**What is needed**
Answer with one number: the count of lines in the listing below that hold the word "matplotlib".
_____
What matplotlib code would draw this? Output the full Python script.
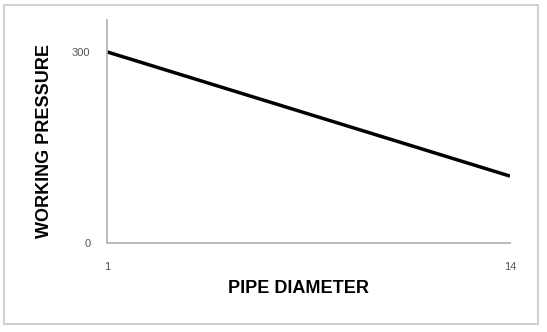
import matplotlib

matplotlib.use("Agg", force=True)
import matplotlib.pyplot as plt
from matplotlib.patches import Rectangle

# data
pipe_diameter = [1, 14]
working_pressure = [300, 105]
x_ticks = [1, 14]
y_ticks = [0, 300]

plt.rcParams["font.family"] = ["Liberation Sans", "DejaVu Sans"]

fig = plt.figure(figsize=(5.47, 3.32), dpi=100)
fig.patches.append(
    Rectangle((4 / 547, 1 - 324 / 332), 534 / 547, 319 / 332,
              transform=fig.transFigure, fill=False, edgecolor="#c8c8c8", linewidth=1.2)
)
ax = fig.add_axes([107 / 547, 1 - 243 / 332, 403 / 547, 223 / 332])

ax.plot(pipe_diameter, working_pressure, color="black", linewidth=2.5, solid_capstyle="butt")
ax.set_xlim(1, 14)
ax.set_ylim(0, 350)
ax.set_xticks(x_ticks)
ax.set_yticks(y_ticks)
ax.tick_params(axis="both", length=0, labelsize=8, labelcolor="#555555")
ax.tick_params(axis="x", pad=14)
ax.tick_params(axis="y", pad=12)
for side in ("top", "right"):
    ax.spines[side].set_visible(False)
for side in ("left", "bottom"):
    ax.spines[side].set_color("#b0b0b0")
    ax.spines[side].set_linewidth(1.2)

ax.set_xlabel("PIPE DIAMETER", fontsize=13, fontweight="bold")
ax.set_ylabel("WORKING PRESSURE", fontsize=13, fontweight="bold")
ax.xaxis.set_label_coords(0.475, -0.166)
ax.yaxis.set_label_coords(-0.134, 0.457)

fig.savefig("out.png", dpi=100)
_____
**Output of the exercise**
5